To be done — Retype, exactly as they stand, the lines from the start of the data to the line that contains "import plotly.graph_objects as go", both ends included. Leave the pictures out.
•••••
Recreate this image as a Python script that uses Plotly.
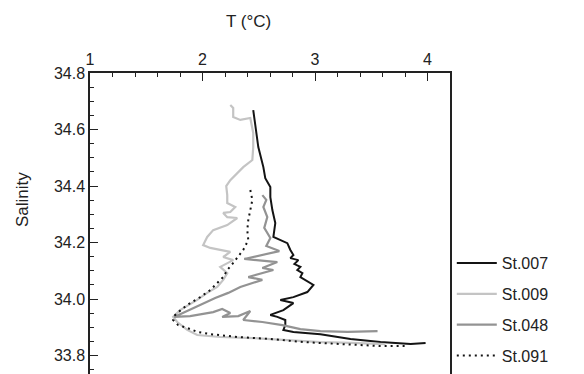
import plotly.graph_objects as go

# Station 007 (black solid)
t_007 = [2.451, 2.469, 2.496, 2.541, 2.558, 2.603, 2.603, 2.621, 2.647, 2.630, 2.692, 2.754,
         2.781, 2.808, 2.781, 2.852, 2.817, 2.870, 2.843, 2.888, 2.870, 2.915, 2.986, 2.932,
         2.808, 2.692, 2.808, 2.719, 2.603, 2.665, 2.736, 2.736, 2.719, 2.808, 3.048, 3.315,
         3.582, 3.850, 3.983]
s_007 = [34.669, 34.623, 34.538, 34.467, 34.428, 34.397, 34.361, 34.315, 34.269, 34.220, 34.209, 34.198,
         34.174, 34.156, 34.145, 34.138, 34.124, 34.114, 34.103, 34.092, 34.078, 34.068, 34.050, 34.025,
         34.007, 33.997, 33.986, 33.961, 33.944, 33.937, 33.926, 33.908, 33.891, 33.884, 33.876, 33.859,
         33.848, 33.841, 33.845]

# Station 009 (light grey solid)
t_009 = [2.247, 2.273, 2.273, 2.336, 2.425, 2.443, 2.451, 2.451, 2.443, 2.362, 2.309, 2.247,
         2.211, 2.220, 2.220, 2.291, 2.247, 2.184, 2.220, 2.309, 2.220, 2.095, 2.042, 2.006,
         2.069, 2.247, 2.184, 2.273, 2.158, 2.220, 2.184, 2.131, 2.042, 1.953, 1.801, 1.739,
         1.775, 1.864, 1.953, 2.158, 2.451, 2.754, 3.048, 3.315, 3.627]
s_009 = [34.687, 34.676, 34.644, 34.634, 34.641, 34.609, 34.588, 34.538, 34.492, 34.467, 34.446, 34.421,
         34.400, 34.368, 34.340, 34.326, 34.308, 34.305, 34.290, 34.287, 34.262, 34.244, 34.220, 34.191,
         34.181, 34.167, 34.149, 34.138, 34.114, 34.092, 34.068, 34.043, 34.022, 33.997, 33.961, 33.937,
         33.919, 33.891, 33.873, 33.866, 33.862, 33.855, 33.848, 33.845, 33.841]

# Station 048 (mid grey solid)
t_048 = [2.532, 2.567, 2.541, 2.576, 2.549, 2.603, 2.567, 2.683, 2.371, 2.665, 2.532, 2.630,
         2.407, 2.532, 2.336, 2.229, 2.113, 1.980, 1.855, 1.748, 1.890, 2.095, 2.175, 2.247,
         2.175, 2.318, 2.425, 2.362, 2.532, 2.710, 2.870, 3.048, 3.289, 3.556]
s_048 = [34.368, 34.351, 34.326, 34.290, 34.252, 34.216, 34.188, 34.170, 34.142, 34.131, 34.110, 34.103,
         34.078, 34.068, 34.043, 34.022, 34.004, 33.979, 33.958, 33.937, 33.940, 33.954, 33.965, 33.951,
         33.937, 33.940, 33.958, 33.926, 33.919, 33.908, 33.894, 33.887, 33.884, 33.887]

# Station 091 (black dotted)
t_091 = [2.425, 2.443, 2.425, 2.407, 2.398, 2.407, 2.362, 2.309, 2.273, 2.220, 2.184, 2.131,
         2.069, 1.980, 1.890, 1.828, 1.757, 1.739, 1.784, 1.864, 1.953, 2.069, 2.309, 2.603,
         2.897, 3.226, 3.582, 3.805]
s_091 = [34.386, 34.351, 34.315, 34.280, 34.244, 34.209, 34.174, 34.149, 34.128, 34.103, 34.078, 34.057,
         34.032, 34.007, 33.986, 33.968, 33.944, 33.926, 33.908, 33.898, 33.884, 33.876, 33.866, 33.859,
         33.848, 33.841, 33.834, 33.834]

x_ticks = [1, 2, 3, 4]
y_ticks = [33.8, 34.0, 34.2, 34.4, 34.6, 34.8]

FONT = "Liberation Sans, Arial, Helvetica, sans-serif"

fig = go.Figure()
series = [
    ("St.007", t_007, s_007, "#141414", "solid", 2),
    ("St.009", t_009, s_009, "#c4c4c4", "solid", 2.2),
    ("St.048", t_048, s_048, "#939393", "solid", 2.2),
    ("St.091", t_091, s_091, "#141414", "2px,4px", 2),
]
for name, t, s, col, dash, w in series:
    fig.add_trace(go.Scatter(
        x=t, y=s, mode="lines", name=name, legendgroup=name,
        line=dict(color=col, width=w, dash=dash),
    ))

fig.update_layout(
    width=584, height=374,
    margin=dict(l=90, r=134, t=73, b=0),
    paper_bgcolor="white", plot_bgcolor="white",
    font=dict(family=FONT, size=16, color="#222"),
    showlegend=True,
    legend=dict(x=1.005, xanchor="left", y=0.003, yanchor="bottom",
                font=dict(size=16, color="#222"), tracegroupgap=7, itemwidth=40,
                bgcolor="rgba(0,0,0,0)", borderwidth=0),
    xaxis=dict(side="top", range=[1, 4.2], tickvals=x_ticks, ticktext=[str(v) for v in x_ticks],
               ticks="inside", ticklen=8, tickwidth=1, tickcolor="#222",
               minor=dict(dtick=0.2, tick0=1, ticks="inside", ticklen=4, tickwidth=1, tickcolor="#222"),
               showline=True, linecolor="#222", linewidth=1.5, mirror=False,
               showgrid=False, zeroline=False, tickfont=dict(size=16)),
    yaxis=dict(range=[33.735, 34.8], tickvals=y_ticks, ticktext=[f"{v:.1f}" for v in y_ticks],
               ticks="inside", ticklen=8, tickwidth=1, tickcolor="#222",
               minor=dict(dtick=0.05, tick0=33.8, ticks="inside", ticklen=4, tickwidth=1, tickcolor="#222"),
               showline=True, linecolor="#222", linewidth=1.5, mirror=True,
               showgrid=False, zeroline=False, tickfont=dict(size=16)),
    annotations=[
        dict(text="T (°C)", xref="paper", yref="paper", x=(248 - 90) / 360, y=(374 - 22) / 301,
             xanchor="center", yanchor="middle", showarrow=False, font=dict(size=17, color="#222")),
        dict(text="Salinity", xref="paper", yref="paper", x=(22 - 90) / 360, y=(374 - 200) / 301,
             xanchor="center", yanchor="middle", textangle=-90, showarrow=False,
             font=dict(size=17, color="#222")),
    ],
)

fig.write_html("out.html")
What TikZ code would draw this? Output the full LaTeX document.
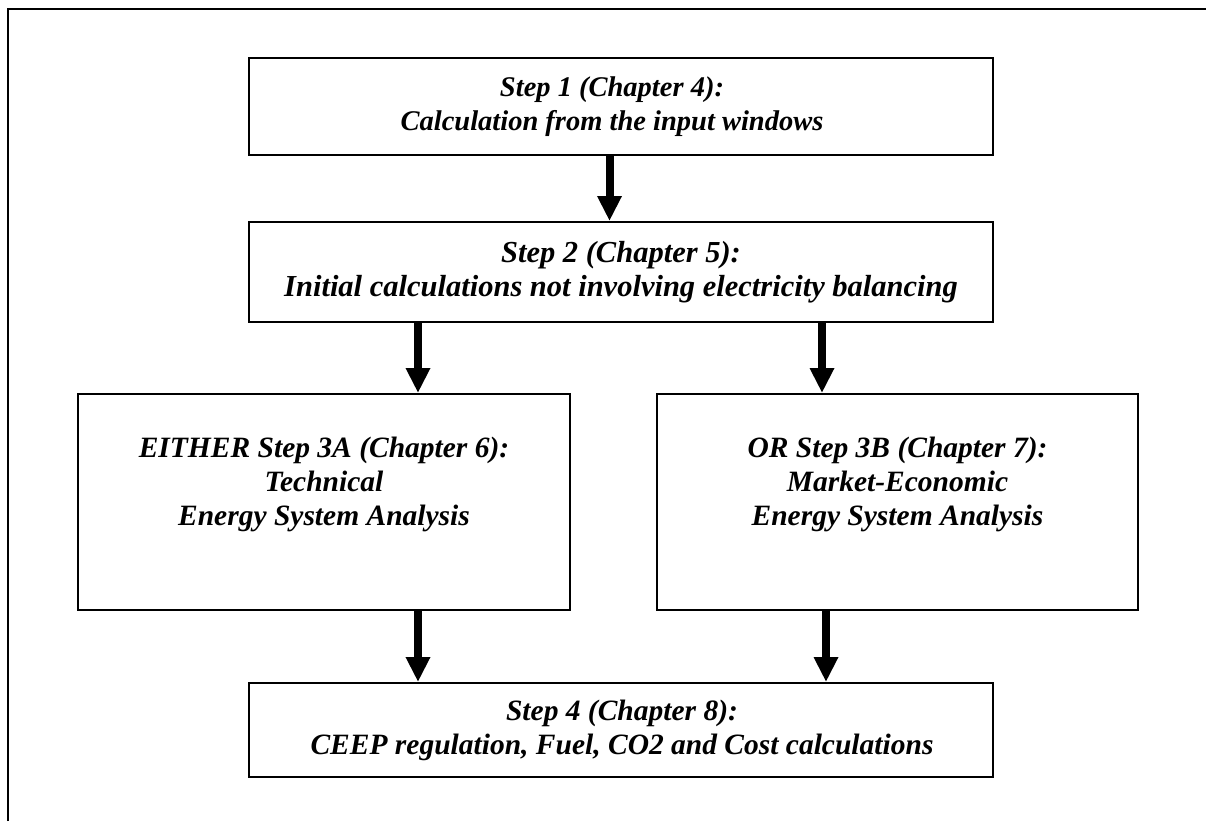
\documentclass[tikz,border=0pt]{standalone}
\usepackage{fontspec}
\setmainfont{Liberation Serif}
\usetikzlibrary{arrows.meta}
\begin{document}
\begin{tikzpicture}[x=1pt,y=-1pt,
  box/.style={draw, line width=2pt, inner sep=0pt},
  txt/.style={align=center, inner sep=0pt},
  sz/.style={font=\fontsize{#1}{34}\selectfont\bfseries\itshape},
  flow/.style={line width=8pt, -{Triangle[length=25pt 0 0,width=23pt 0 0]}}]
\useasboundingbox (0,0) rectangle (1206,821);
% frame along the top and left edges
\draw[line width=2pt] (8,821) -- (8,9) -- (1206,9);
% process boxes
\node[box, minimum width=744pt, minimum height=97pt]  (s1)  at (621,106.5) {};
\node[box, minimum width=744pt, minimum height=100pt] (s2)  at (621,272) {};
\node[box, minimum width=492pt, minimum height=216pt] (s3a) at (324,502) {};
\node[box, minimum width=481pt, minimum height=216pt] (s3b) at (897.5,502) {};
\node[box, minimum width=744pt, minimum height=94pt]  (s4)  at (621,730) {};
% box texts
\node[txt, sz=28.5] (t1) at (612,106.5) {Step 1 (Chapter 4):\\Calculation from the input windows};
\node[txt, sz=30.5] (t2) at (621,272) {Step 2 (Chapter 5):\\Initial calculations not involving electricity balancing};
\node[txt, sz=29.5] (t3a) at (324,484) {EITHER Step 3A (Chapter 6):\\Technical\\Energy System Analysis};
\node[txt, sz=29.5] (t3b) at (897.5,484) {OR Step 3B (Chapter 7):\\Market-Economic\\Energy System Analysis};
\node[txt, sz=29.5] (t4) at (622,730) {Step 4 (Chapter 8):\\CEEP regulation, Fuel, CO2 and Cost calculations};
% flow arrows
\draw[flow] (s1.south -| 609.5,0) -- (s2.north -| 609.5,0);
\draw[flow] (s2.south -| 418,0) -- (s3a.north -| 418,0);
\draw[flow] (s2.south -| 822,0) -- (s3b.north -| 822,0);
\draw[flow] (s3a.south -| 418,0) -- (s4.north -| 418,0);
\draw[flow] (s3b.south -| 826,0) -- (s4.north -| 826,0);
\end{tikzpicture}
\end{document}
•••••
Exercise solution —
Recreate this image as a Python script that uses Plotly.
import plotly.graph_objects as go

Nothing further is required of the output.